Task statement: In the listing below, pick out lines with "matplotlib".

Supplied material:
^^^^^^^^^^^^^^^^

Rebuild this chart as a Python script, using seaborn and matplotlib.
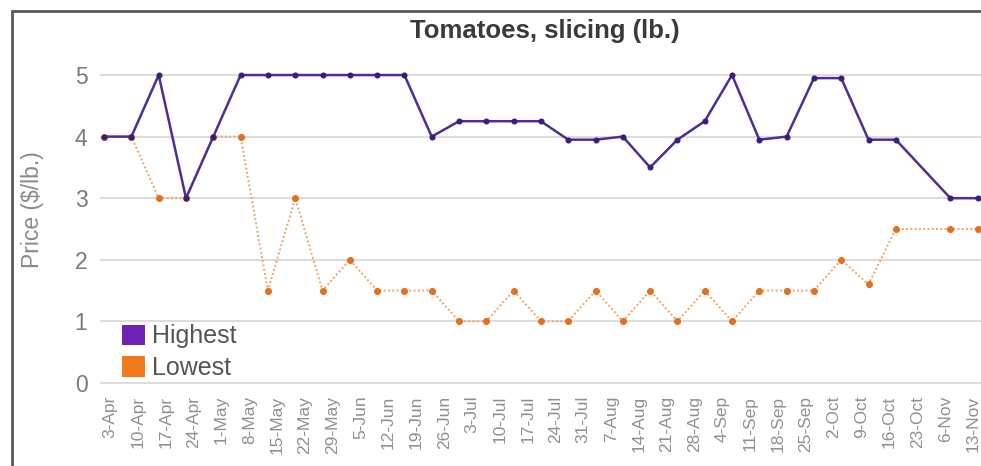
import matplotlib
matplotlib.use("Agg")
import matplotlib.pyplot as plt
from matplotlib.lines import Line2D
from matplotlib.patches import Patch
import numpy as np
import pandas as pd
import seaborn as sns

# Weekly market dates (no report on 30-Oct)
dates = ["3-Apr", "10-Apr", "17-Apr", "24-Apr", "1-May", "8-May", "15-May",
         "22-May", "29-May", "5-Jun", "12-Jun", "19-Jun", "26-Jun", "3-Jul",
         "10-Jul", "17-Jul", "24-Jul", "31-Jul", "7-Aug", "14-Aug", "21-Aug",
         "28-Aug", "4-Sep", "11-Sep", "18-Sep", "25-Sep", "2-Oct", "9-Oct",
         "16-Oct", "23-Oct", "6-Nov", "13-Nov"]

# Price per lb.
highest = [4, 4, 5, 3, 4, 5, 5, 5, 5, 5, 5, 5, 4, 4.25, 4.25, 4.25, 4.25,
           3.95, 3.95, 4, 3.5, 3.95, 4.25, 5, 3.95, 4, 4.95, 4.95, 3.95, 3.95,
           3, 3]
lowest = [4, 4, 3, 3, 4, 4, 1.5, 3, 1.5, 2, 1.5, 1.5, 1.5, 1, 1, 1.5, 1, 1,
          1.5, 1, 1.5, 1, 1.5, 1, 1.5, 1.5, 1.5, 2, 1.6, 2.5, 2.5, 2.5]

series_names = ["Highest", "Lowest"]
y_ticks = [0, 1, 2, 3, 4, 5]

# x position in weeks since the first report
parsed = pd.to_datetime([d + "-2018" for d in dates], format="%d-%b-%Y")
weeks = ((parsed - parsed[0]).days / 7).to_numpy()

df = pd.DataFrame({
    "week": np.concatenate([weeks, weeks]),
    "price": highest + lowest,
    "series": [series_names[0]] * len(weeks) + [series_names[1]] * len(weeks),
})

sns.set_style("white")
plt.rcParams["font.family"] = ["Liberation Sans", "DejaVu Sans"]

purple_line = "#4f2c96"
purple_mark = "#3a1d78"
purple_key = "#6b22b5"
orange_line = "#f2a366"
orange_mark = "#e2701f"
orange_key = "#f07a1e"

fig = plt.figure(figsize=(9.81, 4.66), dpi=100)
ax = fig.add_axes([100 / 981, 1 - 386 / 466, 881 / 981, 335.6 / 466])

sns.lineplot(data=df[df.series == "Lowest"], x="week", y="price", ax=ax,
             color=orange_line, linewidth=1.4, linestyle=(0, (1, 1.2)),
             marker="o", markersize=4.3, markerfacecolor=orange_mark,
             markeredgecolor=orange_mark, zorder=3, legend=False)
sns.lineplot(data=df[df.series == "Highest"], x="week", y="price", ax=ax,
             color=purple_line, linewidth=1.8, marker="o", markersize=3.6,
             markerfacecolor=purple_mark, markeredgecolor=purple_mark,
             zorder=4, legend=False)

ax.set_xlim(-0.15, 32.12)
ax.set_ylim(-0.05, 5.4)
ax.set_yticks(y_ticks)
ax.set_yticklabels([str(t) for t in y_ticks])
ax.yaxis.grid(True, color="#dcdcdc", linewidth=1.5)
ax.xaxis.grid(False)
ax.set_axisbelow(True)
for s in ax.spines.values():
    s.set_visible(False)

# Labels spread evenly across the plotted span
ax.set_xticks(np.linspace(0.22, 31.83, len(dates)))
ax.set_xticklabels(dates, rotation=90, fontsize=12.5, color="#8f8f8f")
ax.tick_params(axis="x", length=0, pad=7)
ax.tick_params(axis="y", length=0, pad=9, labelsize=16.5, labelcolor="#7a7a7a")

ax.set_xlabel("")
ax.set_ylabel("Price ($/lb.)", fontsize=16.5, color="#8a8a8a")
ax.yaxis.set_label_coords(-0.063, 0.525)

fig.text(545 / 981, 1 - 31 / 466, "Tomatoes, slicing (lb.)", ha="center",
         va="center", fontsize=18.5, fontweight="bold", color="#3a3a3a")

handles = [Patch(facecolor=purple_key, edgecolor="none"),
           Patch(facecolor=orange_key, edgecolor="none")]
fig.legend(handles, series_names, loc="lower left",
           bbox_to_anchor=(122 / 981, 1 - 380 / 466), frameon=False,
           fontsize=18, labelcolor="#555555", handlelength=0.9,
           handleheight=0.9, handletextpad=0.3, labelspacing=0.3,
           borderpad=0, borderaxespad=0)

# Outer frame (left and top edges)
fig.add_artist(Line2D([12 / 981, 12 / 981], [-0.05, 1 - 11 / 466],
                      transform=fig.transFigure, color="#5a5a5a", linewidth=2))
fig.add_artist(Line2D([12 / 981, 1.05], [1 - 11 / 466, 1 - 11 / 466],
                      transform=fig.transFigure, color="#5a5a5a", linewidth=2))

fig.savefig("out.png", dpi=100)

^^^^^^^^^^^^^^^^

Written reply:
Rebuild this chart as a Python script, using seaborn and matplotlib.
import matplotlib
matplotlib.use("Agg")
import matplotlib.pyplot as plt
from matplotlib.lines import Line2D
from matplotlib.patches import Patch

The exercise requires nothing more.